Our success is a wonderful thing for this country. We should treasure it. It should be a bipartisan endeavour, and I hope in the future it will remain so, in broad terms. But the government is becoming complacent. The question concerns the sustainability of growth, and there is little to nothing in this budget, except for the two admittedly worthy regional initiatives, that actually underpins the future of the sector. We have risks of a bubble. No sector should think that double-digit growth—10 per cent, 12 per cent, 12 per cent, 16 per cent—will continue. We saw this movie back in 2007. There was a whole range of reasons why we had the bubble pricked, and it was devastating to the economy and the sector. The risks are growing.

Market diversification—source countries—and also market diversification and distribution between the states. What I'd call the two most important factors that underpin future sustainable growth—we have to be ruthless on these—are positive student experience and ruthless enforcement of quality. We are high cost as an international provider and we will remain so, so we have to have the highest-quality product.

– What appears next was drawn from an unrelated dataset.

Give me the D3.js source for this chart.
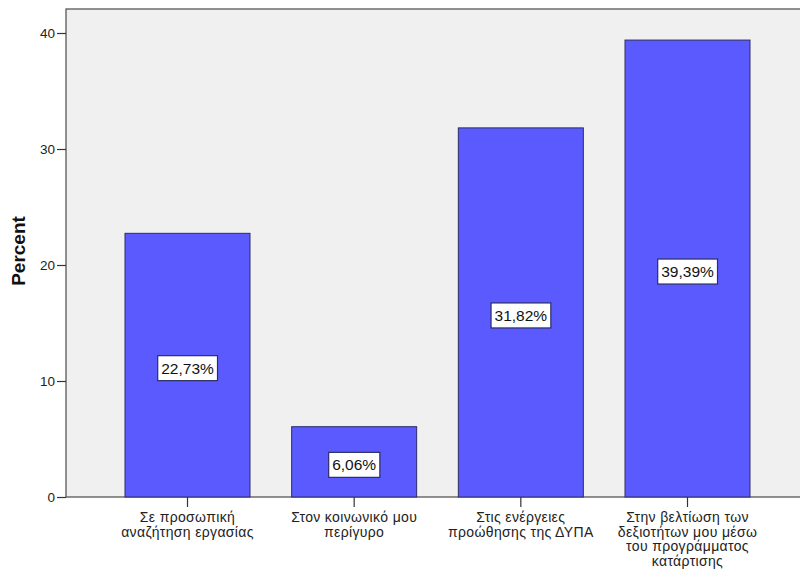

We are seeing examples of workplace exploitation, which are not addressed in the budget. The budget has nothing in it to address the crisis in workplace exploitation. Also, isolation of students and overconcentration of students in many courses are ruining the experience for domestic students. The minister has claimed publicly that quality is protected by our regulators, but that is rubbish. Everyone in the sector knows it is rubbish—especially, I'd call out not the high end but the lower end of the private vocational market. The periodic ASQA reviews are not working. At the low end, those courses have become a visa factory for people who are not attending classes. We have called out before that the minimum of 20 hours of attendance at VET courses is abolished. So, you can come to a low-cost provider in this country and not attend any classes. You can do that under the current regulations. This has been a known problem, and I will say that it was the Labor government that changed that rule. It was a mistake. But you've been in government for six years. There's nothing in the budget that addresses these problems. There should be mention of it. There's no new funding for ASQA whatsoever. It's clear and it's obvious if you talk to the sector that the high-quality providers would welcome your doing something about the bottom feeders in the market. They are the ones that hang outside their colleges and take their students. They would welcome your taking their concerns seriously, but the budget is silent on these issues.

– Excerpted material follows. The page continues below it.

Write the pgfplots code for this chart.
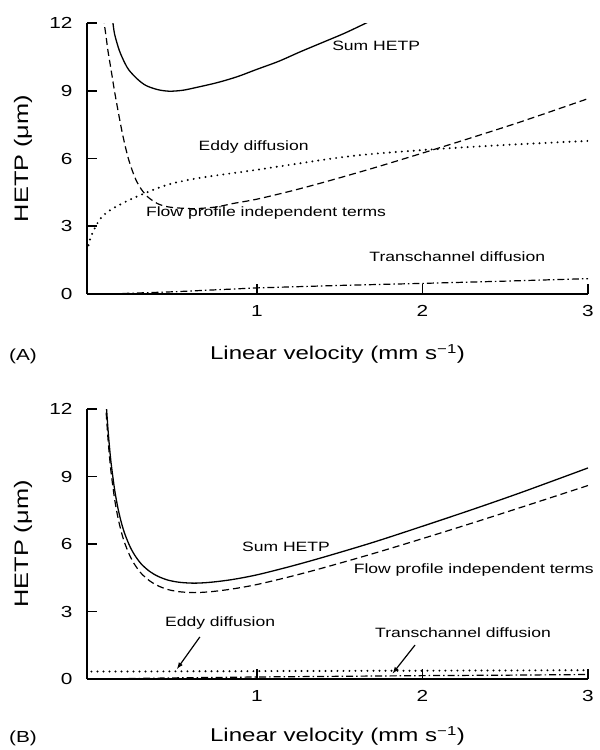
\documentclass[border=0pt]{standalone}
\usepackage{fontspec}
\setmainfont{Liberation Sans}[FakeStretch=1.3]
\usepackage{pgfplots}
\pgfplotsset{compat=1.18}
\begin{document}
\begin{tikzpicture}
\useasboundingbox (0,0) rectangle (600bp,-750bp);
\tikzset{lab/.style={font=\fontsize{13.5bp}{16bp}\selectfont, inner sep=0pt}}
\pgfplotsset{
  hetp/.style={
    scale only axis, width=501bp,
    xmin=-0.027, xmax=3, ymin=0, ymax=12,
    axis lines=left, axis line style={-, line width=2bp},
    xtick={1,2,3}, ytick={0,3,6,9,12},
    tick align=inside, major tick length=10bp,
    tick style={black, line width=1.7bp},
    tick label style={font=\fontsize{16bp}{19bp}\selectfont},
    /pgf/number format/assume math mode=true,
    yticklabel style={xshift=-11bp},
    xticklabel style={yshift=-8bp},
    xlabel={Linear velocity (mm s\textsuperscript{\char"2212 1})},
    ylabel={HETP (μm)},
    x label style={font=\fontsize{18.5bp}{22bp}\selectfont},
    y label style={font=\fontsize{19.5bp}{22bp}\selectfont,
      at={(axis description cs:-0.1277,0.5)}, anchor=center},
    clip mode=individual,
  },
  sumline/.style={black, line width=1.3bp, smooth},
  flowline/.style={black, line width=1.2bp, dash pattern=on 7bp off 4bp, smooth},
  eddyline/.style={black, line width=2.2bp, dash pattern=on 0bp off 6bp, line cap=round, smooth},
  transline/.style={black, line width=1.2bp, dash pattern=on 7bp off 3bp on 1.5bp off 3bp},
}
% ---------------- Panel A ----------------
\begin{axis}[hetp, height=271bp, at={(87bp,-294bp)}, anchor=south west,
  x label style={at={(axis description cs:0.5,-0.2435)}, anchor=base}]
\addplot[sumline] coordinates {
(0.125,12.3) (0.128,12.1) (0.14,11.5) (0.168,10.79) (0.2,10.25) (0.228,9.9) (0.28,9.5)
(0.33,9.23) (0.4,9.05) (0.47,8.98) (0.55,9.02) (0.63,9.14) (0.76,9.36) (0.88,9.62)
(1.0,9.95) (1.13,10.3) (1.26,10.72) (1.4,11.15) (1.53,11.55) (1.66,12.0) (1.68,12.07)};
\addplot[flowline] coordinates {
(0.072,12.3) (0.077,12.0) (0.09,11.3) (0.1,10.75) (0.118,9.95) (0.14,8.95) (0.168,7.82)
(0.19,7.0) (0.219,6.1) (0.245,5.5) (0.269,5.05) (0.3,4.65) (0.34,4.3) (0.4,4.0)
(0.47,3.85) (0.61,3.78) (0.75,3.85) (0.85,4.0) (1.0,4.2) (1.2,4.55) (1.4,4.94)
(1.7,5.57) (2.0,6.24) (2.3,6.93) (2.6,7.64) (3.0,8.65)};
\addplot[eddyline] coordinates {
(-0.027,1.9) (0.0,2.6) (0.05,3.3) (0.1,3.65) (0.15,3.87) (0.26,4.27) (0.46,4.84)
(0.67,5.16) (1.0,5.5) (1.56,6.1) (2.05,6.4) (2.5,6.6) (3.0,6.78)};
\addplot[transline] coordinates {
(0.1,0.0) (0.5,0.1) (1.0,0.27) (1.5,0.38) (2.0,0.47) (2.5,0.57) (3.0,0.68)};
\node[lab] at (axis cs:1.72,10.98) {Sum HETP};
\node[lab] at (axis cs:0.98,6.49) {Eddy diffusion};
\node[lab] at (axis cs:1.055,3.6) {Flow profile independent terms};
\node[lab] at (axis cs:2.21,1.64) {Transchannel diffusion};
\end{axis}
% ---------------- Panel B ----------------
\begin{axis}[hetp, height=270bp, at={(87bp,-679bp)}, anchor=south west,
  x label style={at={(axis description cs:0.5,-0.233)}, anchor=base}]
\addplot[sumline] coordinates {
(0.085,12.75) (0.09,12.13) (0.1,11.08) (0.11,10.22) (0.12,9.51) (0.14,8.41) (0.16,7.59)
(0.18,6.97) (0.2,6.48) (0.23,5.93) (0.26,5.52) (0.3,5.12) (0.35,4.79) (0.4,4.57)
(0.46,4.40) (0.53,4.30) (0.62,4.26) (0.72,4.30) (0.85,4.42) (1.0,4.63) (1.2,5.0)
(1.4,5.41) (1.7,6.07) (2.0,6.79) (2.3,7.53) (2.6,8.3) (3.0,9.38)};
\addplot[flowline] coordinates {
(0.085,12.33) (0.09,11.71) (0.1,10.66) (0.11,9.80) (0.12,9.09) (0.14,7.99) (0.16,7.17)
(0.18,6.55) (0.2,6.06) (0.23,5.51) (0.26,5.10) (0.3,4.70) (0.35,4.37) (0.4,4.15)
(0.46,3.98) (0.53,3.88) (0.62,3.84) (0.72,3.88) (0.85,4.00) (1.0,4.20) (1.2,4.55)
(1.4,4.94) (1.7,5.57) (2.0,6.24) (2.3,6.93) (2.6,7.64) (3.0,8.60)};
\addplot[eddyline] coordinates {
(0.0,0.33) (0.5,0.34) (1.0,0.35) (1.5,0.36) (2.0,0.37) (2.5,0.38) (3.0,0.39)};
\addplot[transline] coordinates {
(0.05,0.0) (0.5,0.05) (1.0,0.09) (1.5,0.12) (2.0,0.15) (2.5,0.17) (3.0,0.2)};
\node[lab] at (axis cs:1.175,5.87) {Sum HETP};
\node[lab] at (axis cs:2.31,4.84) {Flow profile independent terms};
\node[lab] at (axis cs:0.777,2.49) {Eddy diffusion};
\draw[-latex, line width=1.2bp] (axis cs:0.655,1.87) -- (axis cs:0.517,0.45);
\node[lab] at (axis cs:2.245,2.04) {Transchannel diffusion};
\draw[-latex, line width=1.2bp] (axis cs:1.955,1.51) -- (axis cs:1.82,0.25);
\end{axis}
\node[font=\fontsize{16bp}{20bp}\selectfont, anchor=base] at (23bp,-360bp) {(A)};
\node[font=\fontsize{16bp}{20bp}\selectfont, anchor=base] at (23bp,-742bp) {(B)};
\end{tikzpicture}
\end{document}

It's also silent on the fact that 75 per cent of students coming to this country come through education agents. If you're a dodgy financial advisor, a dodgy real estate agent or a dodgy childcare provider, you get kicked out of the sector. There is nothing like that in international education. There is a bunch of sharks that we know keep phoenixing their businesses, ripping off students and risking the sustainability of the sector in the future.

I say to the minister: you really need to pay more attention. I never thought I'd say this, but it's almost like 'Bring back Richard Colbeck', because he was the world's first and only minister for international education. I think you may need some assistance to get some focus. You now have two minutes to inspire us as to how you're going to take this sector seriously and actually deal with the problems.